“Well, Imy-Mut, welcome to the party. Would you mind handing over the staff? Then we can get to the real fun. How would you three like to serve me forever?”
“Seriously? Dude, we don’t have souls. And we don’t like humans.” The draugr turned to the reaper. “Well, actually,Ilike humans well enough. And Khent kind of does. But mostly, nah.”
To score a reaper and a draugr would make Vladimir the stuff of legends. Adding a dark elf to that… Hmm. Perhaps he shouldn’t rush taking the Staff of Blight. It might not even be the real one.
He commanded the small legion at his disposal, those he’d sent ahead who’d been stealthily entering the keep, to take the staff away.
A group of ghouls, witches, and druids suddenly appeared from under the ground and yanked the staff down and away.
“Onvyr, get it back,” Rolf ordered.
The dark elf left, but Vladimir paid him no mind.
There was something about the reaper that nagged at him to look closer.
When the draugr appeared in front of him between one heartbeat and the next, Vladimir called on the creature’s essence and yanked it from him, swallowing it down.
The reaper didn’t look surprised when his companion dropped to the ground in a boneless heap. He didn’t take his gaze off Vladimir.
“You’re next, reaper.”
Vladimir didn’t expect a smile from the reaper. Or the sudden pain from within that throbbed like a toothache.
“None but those Of the Bloode may contain those Of the Bloode,” the reaper said. “And now you face your Better, human.”
Vladimir smiled, showing his own teeth. When he’d been fully human, he’d had to deal with those stronger and scarier, those who treated humans like scum.
But Nergal had given Vladimir so much to appreciate.
Time to show the vampire that he didn’t know as much as he thought he did.
“Taste fear, reaper. And meet your new master.”
He took a step closer, eating through distance and time in the blink of an eye, and swallowed down the reaper as easily as he’d taken the draugr.
No mess. No fuss. Just immeasurable power now swimming inside him with all the rest.
With a smile, Vladimir nodded to the lamia and demigods hovering nearby.
“Go fetch the staff. And bring me the dark elf as well. Try not to do too much damage. I’d like him mostly in one piece before I devour his soul.”
CHAPTER
THIRTY-THREE
Val couldn’t understand it.
The house stood in one piece. Not a shred of damage to any of the building or the furniture within.

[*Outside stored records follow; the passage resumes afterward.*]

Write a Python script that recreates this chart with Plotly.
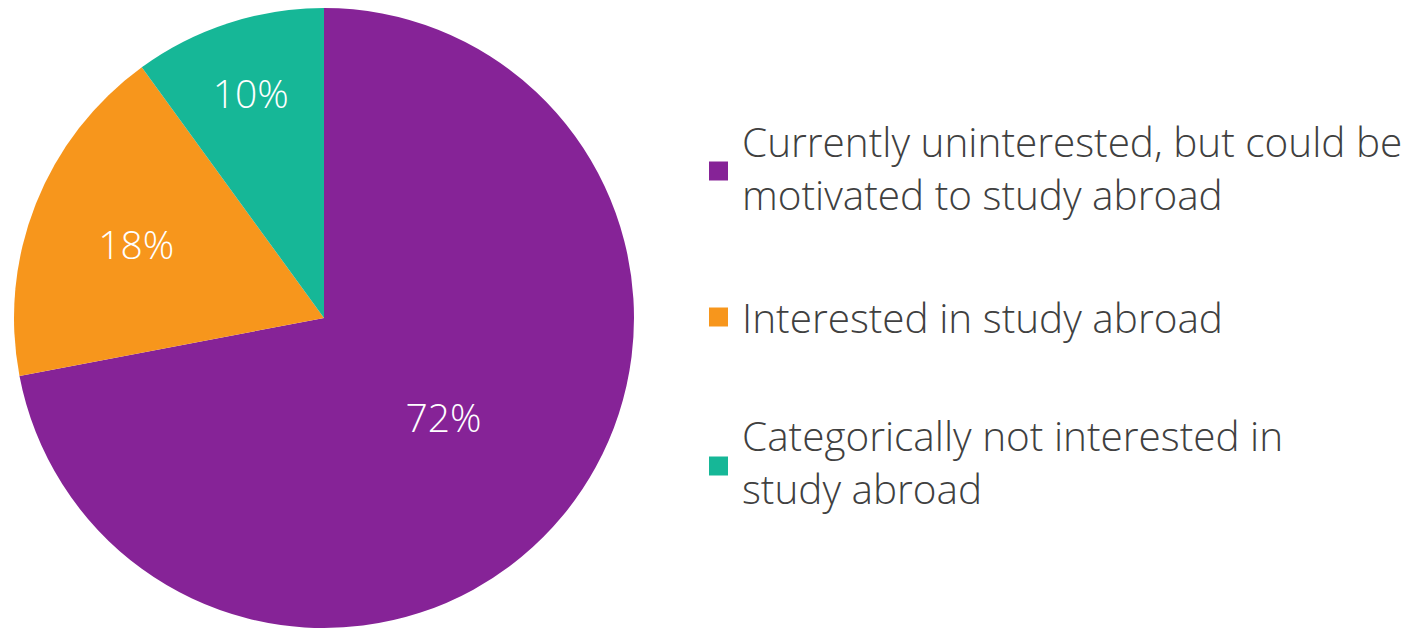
import plotly.graph_objects as go

labels = ["Currently uninterested, but could be<br>motivated to study abroad",
          "Interested in study abroad",
          "Categorically not interested in<br>study abroad"]
values = [72, 18, 10]
colors = ["#862397", "#F7961C", "#16B797"]

W, H = 1414, 628
OFF = 8  # page body margin of the html file


def px(x):  # page x pixel -> paper x
    return (x - OFF) / W


def py(y):  # page y pixel (from top) -> paper y
    return 1 - (y - OFF) / H


# legend geometry (page pixels)
square_y = [171, 317, 466]
text_y = [168, 317.5, 462]
TEXT_SIZE = 40.5

fig = go.Figure()
fig.add_trace(go.Pie(
    labels=labels, values=values, sort=False, direction="clockwise", rotation=0,
    marker=dict(colors=colors, line=dict(width=0)),
    texttemplate="%{percent:.0%}", textposition="inside", insidetextorientation="horizontal",
    textfont=dict(family="Open Sans", size=39, color="white", weight=300),
    domain=dict(x=[px(14), px(634)], y=[py(628), py(8)]),
    showlegend=False, hoverinfo="label+percent",
))

for lab, col, sy, ty in zip(labels, colors, square_y, text_y):
    fig.add_shape(type="rect", xref="paper", yref="paper",
                  x0=px(709), x1=px(728), y0=py(sy + 9.5), y1=py(sy - 9.5),
                  fillcolor=col, line=dict(width=0))
    fig.add_annotation(xref="paper", yref="paper", x=px(740), y=py(ty),
                       xanchor="left", yanchor="middle", align="left",
                       text=lab, showarrow=False,
                       font=dict(family="Open Sans", size=TEXT_SIZE, color="#404040", weight=300))

fig.update_layout(width=W, height=H, margin=dict(l=0, r=0, t=0, b=0),
                  paper_bgcolor="white", plot_bgcolor="white")
fig.write_html("out.html")
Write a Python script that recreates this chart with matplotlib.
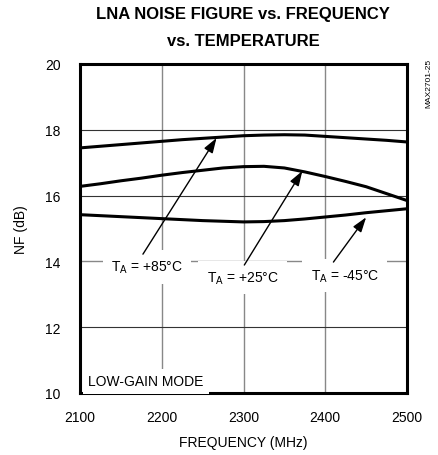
import matplotlib
matplotlib.use("Agg")
import matplotlib.pyplot as plt

plt.rcParams['font.family'] = ['Liberation Sans', 'DejaVu Sans']

freq = [2100, 2125, 2150, 2175, 2200, 2225, 2250, 2275, 2300,
        2325, 2350, 2375, 2400, 2425, 2450, 2475, 2500]
nf_85 = [17.45, 17.50, 17.55, 17.60, 17.65, 17.70, 17.74, 17.78, 17.82,
         17.84, 17.85, 17.84, 17.80, 17.76, 17.72, 17.68, 17.63]
nf_25 = [16.28, 16.36, 16.45, 16.53, 16.62, 16.70, 16.77, 16.84, 16.88,
         16.89, 16.84, 16.72, 16.58, 16.43, 16.27, 16.06, 15.85]
nf_m45 = [15.42, 15.39, 15.36, 15.33, 15.30, 15.27, 15.24, 15.22, 15.20,
          15.21, 15.24, 15.29, 15.35, 15.41, 15.48, 15.54, 15.60]

x_ticks = [2100, 2200, 2300, 2400, 2500]
y_ticks = [10, 12, 14, 16, 18, 20]

labels = ["T$_\\mathregular{A}$ = +85°C", "T$_\\mathregular{A}$ = +25°C", "T$_\\mathregular{A}$ = -45°C"]
label_pos = [(2182, 13.83), (2299, 13.50), (2424, 13.56)]
arrow_tail = [(2177, 14.22), (2301, 13.89), (2410, 13.98)]
arrow_head = [(2267, 17.75), (2372, 16.75), (2450, 15.34)]

fig = plt.figure(figsize=(4.38, 4.56), dpi=100)
ax = fig.add_axes([80/438, 1-394/456, 327/438, 329/456])

ax.set_xlim(2100, 2500)
ax.set_ylim(10, 20)
ax.set_xticks(x_ticks)
ax.set_yticks(y_ticks)
ax.tick_params(length=0, labelsize=10)
ax.tick_params(axis='x', pad=12.5)
ax.tick_params(axis='y', pad=14)

for xv in [2200, 2300, 2400]:
    ax.axvline(xv, color='#888888', lw=1.0, zorder=1)
for yv in [12, 16, 18]:
    ax.axhline(yv, color='#333333', lw=0.8, zorder=1)
ax.axhline(14, color='#888888', lw=1.0, zorder=1)

for s in ax.spines.values():
    s.set_linewidth(2.2)

for series in (nf_85, nf_25, nf_m45):
    ax.plot(freq, series, color='black', lw=2.2, zorder=3, solid_joinstyle='round')

for lab, pos in zip(labels, label_pos):
    ax.text(pos[0], pos[1], lab, ha='center', va='center', fontsize=10, zorder=4,
            bbox=dict(facecolor='white', edgecolor='none', pad=6))

for t, h in zip(arrow_tail, arrow_head):
    ax.annotate('', xy=h, xytext=t,
                arrowprops=dict(arrowstyle='-|>,head_length=0.9,head_width=0.3',
                                color='black', lw=1.0, shrinkA=0, shrinkB=0),
                zorder=5)

ax.text(2110, 10.36, 'LOW-GAIN MODE', ha='left', va='center', fontsize=10, zorder=4,
        bbox=dict(facecolor='white', edgecolor='none', pad=4))

ax.set_xlabel('FREQUENCY (MHz)', fontsize=10, labelpad=8)
ax.set_ylabel('NF (dB)', fontsize=10, labelpad=12)

fig.text(243/438, 1-14/456, 'LNA NOISE FIGURE vs. FREQUENCY', ha='center', va='center',
         fontsize=12, fontweight='bold')
fig.text(243/438, 1-41/456, 'vs. TEMPERATURE', ha='center', va='center',
         fontsize=12, fontweight='bold')
fig.text(429/438, 1-83/456, 'MAX2701-25', rotation=90, ha='center', va='center', fontsize=6)

fig.savefig('out.png', dpi=100)
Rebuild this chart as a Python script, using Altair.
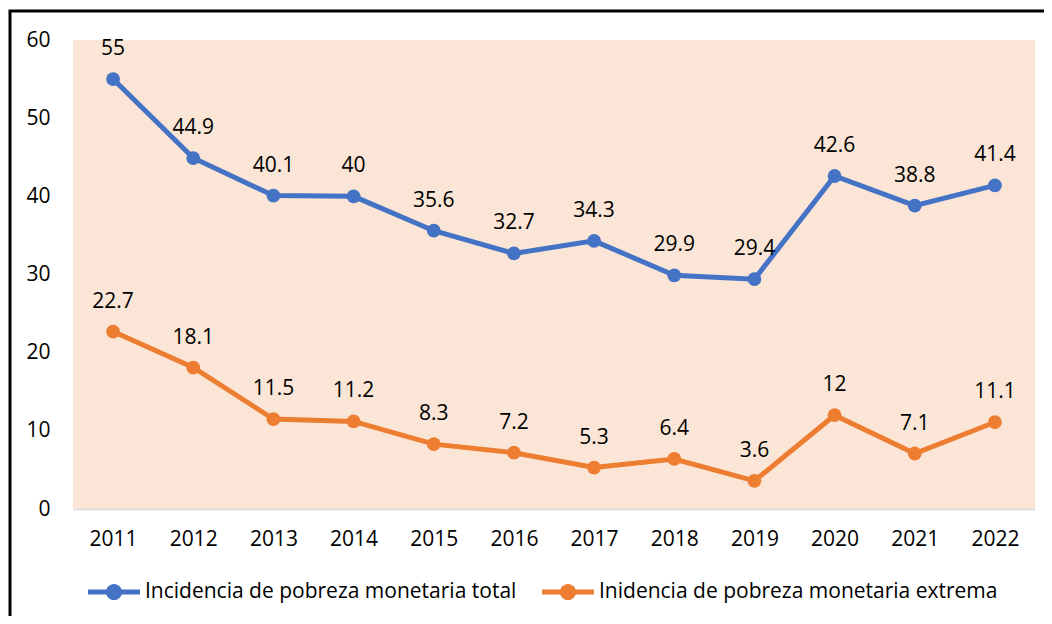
import altair as alt
import pandas as pd

years = ["2011", "2012", "2013", "2014", "2015", "2016", "2017", "2018", "2019", "2020", "2021", "2022"]
total = [55, 44.9, 40.1, 40, 35.6, 32.7, 34.3, 29.9, 29.4, 42.6, 38.8, 41.4]
extreme = [22.7, 18.1, 11.5, 11.2, 8.3, 7.2, 5.3, 6.4, 3.6, 12, 7.1, 11.1]
series_names = ["Incidencia de pobreza monetaria total", "Inidencia de pobreza monetaria extrema"]
series_colors = ["#4472C4", "#ED7D31"]

rows = []
for y, v in zip(years, total):
    rows.append({"year": y, "value": v, "serie": series_names[0]})
for y, v in zip(years, extreme):
    rows.append({"year": y, "value": v, "serie": series_names[1]})
df = pd.DataFrame(rows)

FONT = "Open Sans"
FS = 21
W, H = 962, 469

x_enc = alt.X("year:N", sort=years, title=None,
              scale=alt.Scale(paddingInner=0, paddingOuter=0.5),
              axis=alt.Axis(labelAngle=0, ticks=False, domainColor="#D9D9D9", domainWidth=1.5,
                            labelPadding=19, labelFontSize=FS, labelColor="#000", grid=False))
y_enc = alt.Y("value:Q", title=None, scale=alt.Scale(domain=[0, 60], nice=False),
              axis=alt.Axis(values=[0, 10, 20, 30, 40, 50, 60], ticks=False, domain=False, grid=False,
                            labelPadding=23, labelFontSize=FS, labelColor="#000"))
color_enc = alt.Color("serie:N", title=None,
                      scale=alt.Scale(domain=series_names, range=series_colors),
                      legend=alt.Legend(orient="none", legendX=15, legendY=526, direction="horizontal",
                                        symbolType="M-1,-0.1 H1 V0.1 H-1 Z M0.31,0 A0.31,0.31 0 1 1 -0.31,0 A0.31,0.31 0 1 1 0.31,0 Z",
                                        symbolSize=2704, symbolStrokeWidth=0, symbolOpacity=1,
                                        labelFontSize=FS, labelColor="#000", labelOffset=5,
                                        columnPadding=25, labelLimit=500))

base = alt.Chart(df)
lines = base.mark_line(strokeWidth=5).encode(x=x_enc, y=y_enc, color=color_enc)
points = base.mark_circle(size=190, opacity=1).encode(x=x_enc, y=y_enc,
                                                      color=alt.Color("serie:N", scale=alt.Scale(domain=series_names, range=series_colors), legend=None))
labels = base.mark_text(dy=-30, fontSize=FS, color="#000", font=FONT).encode(
    x=x_enc, y=y_enc, text=alt.Text("value:Q", format=".1~f"))

border = alt.Chart(pd.DataFrame({"a": [0]})).mark_rect(fill="transparent", stroke="#000", strokeWidth=3).encode(
    x=alt.value(-63), x2=alt.value(1100), y=alt.value(-29), y2=alt.value(700))

chart = alt.layer(lines, points, labels, border).properties(
    width=W, height=H,
    autosize=alt.AutoSizeParams(type="none"),
    padding={"left": 65, "top": 32, "right": 9, "bottom": 107},
).configure(font=FONT).configure_view(fill="#FBE5D6", stroke=None).configure_axis(labelFont=FONT).configure_legend(labelFont=FONT)

chart.save("out.html", embed_options={"renderer": "svg", "actions": False})
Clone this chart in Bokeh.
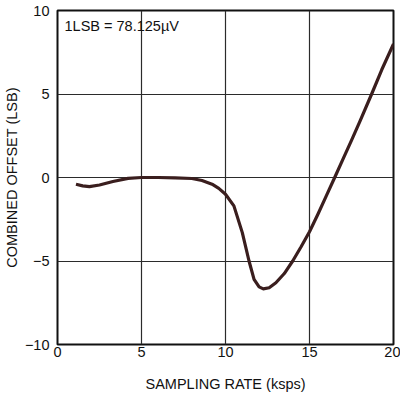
from bokeh.plotting import figure
from bokeh.models import Range1d, FixedTicker, Label
from bokeh.embed import file_html
from bokeh.resources import INLINE

rate_ksps = [1.1, 1.5, 1.9, 2.5, 3.3, 4.2, 5.0, 6.0, 7.0, 8.0, 8.6, 9.2, 9.6, 10.0,
             10.5, 11.0, 11.4, 11.7, 12.0, 12.25, 12.6, 13.0, 13.5, 14.0, 14.5,
             15.0, 15.5, 16.0, 16.5, 17.0, 17.5, 18.0, 18.7, 19.3, 20.0]
offset_lsb = [-0.4, -0.5, -0.55, -0.45, -0.24, -0.05, 0.0, 0.0, -0.02, -0.06, -0.18,
              -0.4, -0.65, -1.0, -1.7, -3.3, -5.0, -6.1, -6.55, -6.67, -6.6, -6.3,
              -5.75, -5.0, -4.15, -3.25, -2.2, -1.1, 0.0, 1.12, 2.22, 3.36, 5.0, 6.45, 8.0]
x_ticks = [0, 5, 10, 15, 20]
y_ticks = [-10, -5, 0, 5, 10]
note = "1LSB = 78.125\u00b5V"

FONT = "Liberation Sans"
FS = "14.5px"

p = figure(width=400, height=396, output_backend="svg", toolbar_location=None,
           x_range=Range1d(0, 20), y_range=Range1d(-10, 10),
           min_border_left=55, min_border_right=7, min_border_top=10, min_border_bottom=52,
           background_fill_color="white", border_fill_color="white")

p.line(rate_ksps, offset_lsb, line_color="#3a1e1e", line_width=3.2, line_join="round")

for ax, ticks in ((p.xaxis, x_ticks), (p.yaxis, y_ticks)):
    ax.ticker = FixedTicker(ticks=ticks)
    ax.major_tick_line_color = None
    ax.minor_tick_line_color = None
    ax.major_tick_in = 0
    ax.major_tick_out = 0
    ax.axis_line_color = None
    ax.major_label_text_font = FONT
    ax.major_label_text_font_size = FS
    ax.major_label_text_color = "#111111"
    ax.axis_label_text_font = FONT
    ax.axis_label_text_font_size = FS
    ax.axis_label_text_font_style = "normal"
    ax.axis_label_text_color = "#111111"

p.xaxis.axis_label = "SAMPLING RATE (ksps)"
p.yaxis.axis_label = "COMBINED OFFSET (LSB)"
p.xaxis.major_label_standoff = 2
p.yaxis.major_label_standoff = 8
p.xaxis.axis_label_standoff = 16
p.yaxis.axis_label_standoff = 2

p.xgrid.ticker = FixedTicker(ticks=x_ticks)
p.ygrid.ticker = FixedTicker(ticks=y_ticks)
for g in (p.xgrid, p.ygrid):
    g.grid_line_color = "#2b2b2b"
    g.grid_line_width = 1.2
    g.grid_line_alpha = 1.0

p.outline_line_color = "#111111"
p.outline_line_width = 2

p.add_layout(Label(x=0.42, y=9.1, text=note, text_font=FONT, text_font_size=FS,
                   text_baseline="middle", text_color="#111111"))

open("out.html", "w").write(file_html(p, INLINE))
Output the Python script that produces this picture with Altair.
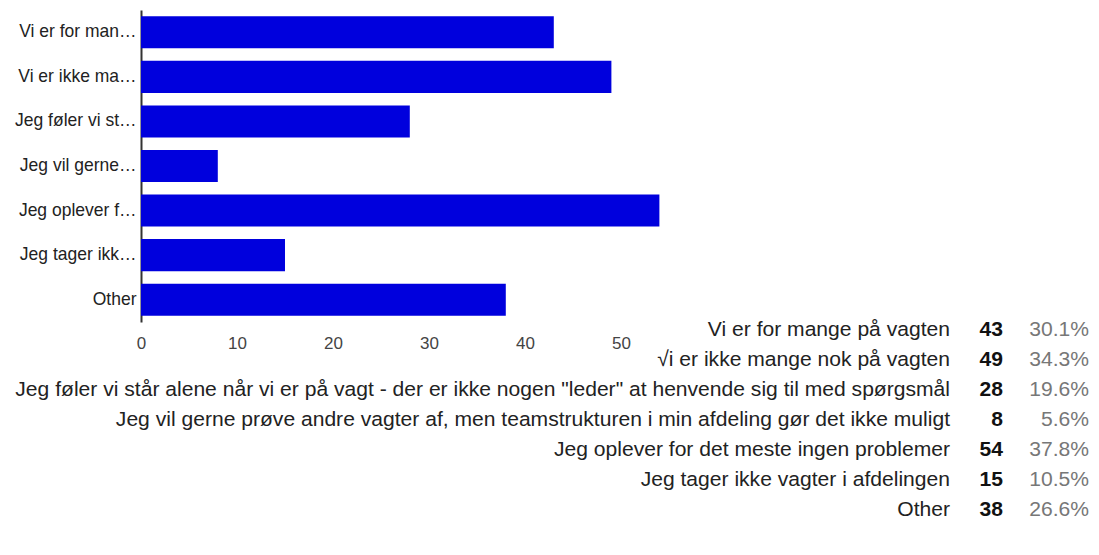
import altair as alt
import pandas as pd

full_labels = [
    "Vi er for mange på vagten",
    "√i er ikke mange nok på vagten",
    "Jeg føler vi står alene når vi er på vagt - der er ikke nogen \"leder\" at henvende sig til med spørgsmål",
    "Jeg vil gerne prøve andre vagter af, men teamstrukturen i min afdeling gør det ikke muligt",
    "Jeg oplever for det meste ingen problemer",
    "Jeg tager ikke vagter i afdelingen",
    "Other",
]
short_labels = [
    "Vi er for man…",
    "Vi er ikke ma…",
    "Jeg føler vi st…",
    "Jeg vil gerne…",
    "Jeg oplever f…",
    "Jeg tager ikk…",
    "Other",
]
counts = [43, 49, 28, 8, 54, 15, 38]
percents = ["30.1%", "34.3%", "19.6%", "5.6%", "37.8%", "10.5%", "26.6%"]
x_ticks = [0, 10, 20, 30, 40, 50]

FONT = "Liberation Sans, Arial"

df = pd.DataFrame({
    "short": short_labels,
    "full": full_labels,
    "count": counts,
    "pct": percents,
})

bars = alt.Chart(df).mark_bar(color="#0000dd").encode(
    x=alt.X(
        "count:Q",
        scale=alt.Scale(domain=[0, 54], nice=False, zero=True),
        axis=alt.Axis(
            values=x_ticks, title=None, grid=False, domain=False, ticks=False,
            labelFlush=False,
            labelFont=FONT, labelFontSize=17, labelColor="#444444", labelPadding=14,
        ),
    ),
    y=alt.Y(
        "short:N",
        sort=short_labels,
        scale=alt.Scale(paddingInner=0.28, paddingOuter=0.14),
        axis=alt.Axis(
            title=None, ticks=False, domain=True, domainColor="#333333", domainWidth=2,
            labelFont=FONT, labelFontSize=17.5, labelColor="#222222", labelPadding=5,
            labelLimit=300,
        ),
    ),
)

row_y = alt.Y(
    "full:N",
    sort=full_labels,
    scale=alt.Scale(type="point", domain=full_labels, range=[320, 500], padding=0),
    axis=None,
)

TS = 21.1

label_txt = alt.Chart(df).mark_text(
    align="right", baseline="middle", font=FONT, fontSize=TS, color="#222222"
).encode(x=alt.value(809), y=row_y, text="full:N")

count_txt = alt.Chart(df).mark_text(
    align="right", baseline="middle", font=FONT, fontSize=TS, fontWeight="bold", color="#111111"
).encode(x=alt.value(862), y=row_y, text="count:Q")

pct_txt = alt.Chart(df).mark_text(
    align="right", baseline="middle", font=FONT, fontSize=TS, color="#777777"
).encode(x=alt.value(948), y=row_y, text="pct:N")

chart = alt.layer(bars, label_txt, count_txt, pct_txt).resolve_scale(
    y="independent", x="independent"
).properties(
    width=518.4,
    height=312,
    autosize=alt.AutoSizeParams(type="none"),
    padding={"left": 133, "top": 2, "right": 431, "bottom": 225},
).configure_view(strokeWidth=0)

chart.save("out.html", embed_options={"renderer": "svg", "actions": False})
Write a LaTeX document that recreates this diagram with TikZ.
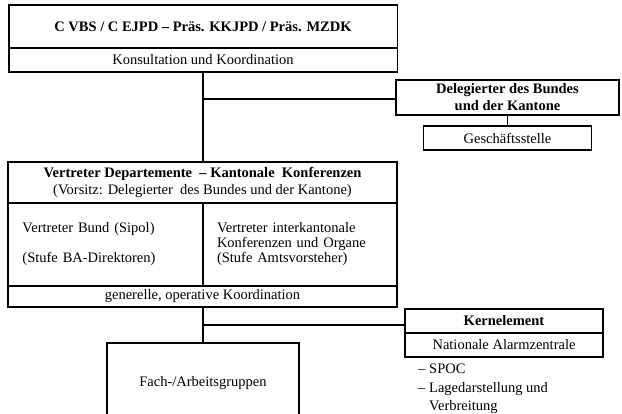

But half the pack lay dead, blood, pus, and other noxious fluids swimming with disease.
“This is the work of the true Staff of Blight,” Mormo said, his voice distressed. “I’m so sorry, Val.”
She looked around the common area, not understanding. She didn’t feel death anywhere, but she could clearly see it. Yet the grief she expected to feel didn’t come.
Talon lay gutted, his head barely clinging to his neck. He’d been disemboweled. The room smelled horrible, the heavy scent of blood and intestinal discharge almost overpowering. Nearby, the bodies of the bear twins curled protectively around Misty, her body in two pieces in a pool of blood.
And then Val sensed it, the lie that was not death. But something else.